In un raccontino di Asimov, dal titolo Chissà come si divertivano, ambientato il 17 maggio 2157, i protagonisti, bambini di dieci-dodici anni, immaginano che la scuola del passato, con tanti libri e maestri veri, in carne ed ossa, fosse occasione di vero divertimento rispetto alle loro lezioni super tecnologiche, gestite da robot.
Lo scrittore di fantascienza, di cui quest’anno ricorrono i cent’anni della nascita, lo scrisse nel 1951, quasi per scherzo su un giornalino scolastico. Precursore, come seppe esserlo in molti altri campi, di una scuola fatta di Lim, lavagne multimediali, di tablet e di ebook non riuscì, però, a immaginare come la tecnologia a scuola potesse uccidere non solo il divertimento.
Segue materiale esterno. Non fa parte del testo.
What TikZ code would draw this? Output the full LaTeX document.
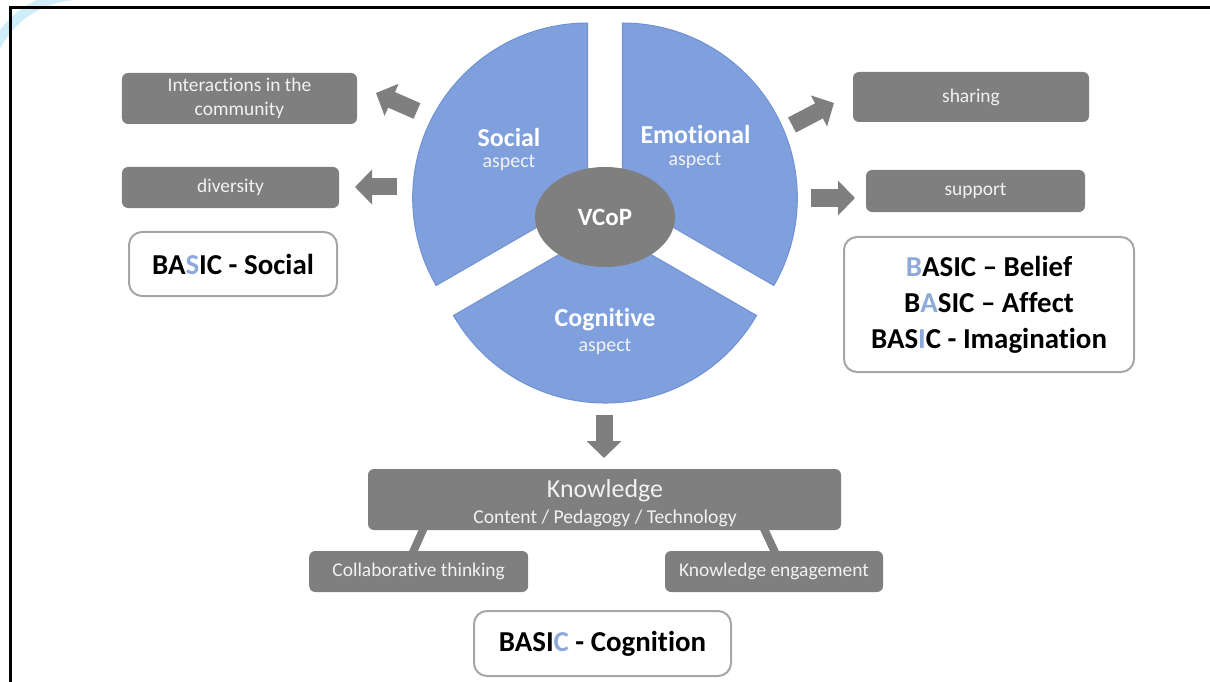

Ricordare a distanza di quasi settant’anni quella previsione non è per una anacronistica e ingiusta demonizzazione della tecnologia. Tutto il mondo informatico e della rete ha grandissimi meriti. Quel mondo, però, è sul banco degli imputati per essere complice di un fenomeno grave: il cyberbullismo. Un problema sempre più drammaticamente attuale, come lo dimostra anche un recentissimo fatto di cronaca. Due ragazzine hanno aggredito una loro coetanea e postato sui social la loro violenza, minacciando la compagna anche di ritorsioni.
Forse ci stiamo abituando a leggere queste notizie o condannandole in modo enfatico ed estemporaneo o – peggio – accettandole come una caduta in anestesia (sono parole di papa Francesco) verso un degrado che sembra inevitabile.
Il rischio, però, è in agguato da anni. Con lungimiranza e con merito già nel 2004 l’Unione Europea istituì il SID, Safer Internet Day, una giornata internazionale, il secondo giorno della seconda settimana di febbraio di ogni anno, contro i rischi di Internet. Succesivamente, con la decisione n. 1351/2008 del Parlamento Europeo e del consiglio del 16 dicembre 2008, è stato avviato un programma comunitario volto a promuovere un uso più sicuro di Internet e di altre tecnologie di comunicazione, in particolare a favore dei bambini, e a lottare contro i contenuti illeciti e i comportamenti dannosi in linea.
L’Italia, con inspiegabile ritardo, malgrado alcune direttive ministeriali, soltanto nel 2017, ha promulgato una legge sul cyberbullismo. A dire il vero la Legge 71 era stata preceduta nel 2014 da un Codice di Autoregolamentazione per la prevenzione e il contrasto del problema.
Il Codice, approvato dal ministero dello Sviluppo economico, impegnava i fornitori di servizi di telecomunicazioni e/o online a dotarsi di un sistemi di segnalazione o di interevento immediato, in caso di bullismo relativi alla rete. Era un impegno ma un poco snaturato dall’aspetto educativo e sicuramente con meno impatto rispetto ad una Legge.
Per dovere di cronaca il Codice era – di fatto – in linea con quanto stabilito dalla Rete Europea Antibullismo, formata, a partire dal 13 giugno 2014, da 17 organizzazioni di diversi stati membri dell’UE.
Questo non esaustivo quadro normativo deve essere integrato anche dall’Osservatorio internazionale sul cyberbullismo, voluto in Vaticano da papa Francesco. L’Osservatorio è stato realizzato grazie alla collaborazione tra Scholas e Carolina; quest’ultima fondazione prende il nome dalla prima vittima acclarata di cyberbullismo in Italia.
Certamente sono apprezzabili anche gli ultimi finanziamenti della Regione Lombardia per progetti preventivi del fenomeno. Ma l’epidemia si combatte con la giusta prevenzione non solo a scuola. Che dire, infatti, di tutto l’odio che invade spesso i social? Lo chiamiamo cyberbullismo legittimato dagli adulti? La scuola non può e non deve essere lasciata sola a combattere questa battaglia.
Ha fatto bene il governatore del Piemonte, regione che secondo le statistiche ha il maggior numero di casi di bullismo, a dichiarare che gli adulti devono dare il buon esempio e anche noi (politici) fare un esame di coscienza. Si sa che dedicare una giornata per sensibilizzare al problema non serve a molto.
Non è un antidoto sufficiente, semmai è un momento per restare consapevolmente senza anestesia. È comunque un peccato che la giornata dell’ 11 febbraio (o del 7 come scelto da alcuni) sia passata un po’ sottotono a livello mediatico. Bene hanno fatto le scuole, come per esempio quella di Castiglione Olona, a esporre il nodo azzurro, simbolo di questa lotta.
Non dobbiamo lasciare soli gli adolescenti in questa nuova e terribile selva oscura di una rete che fa paura.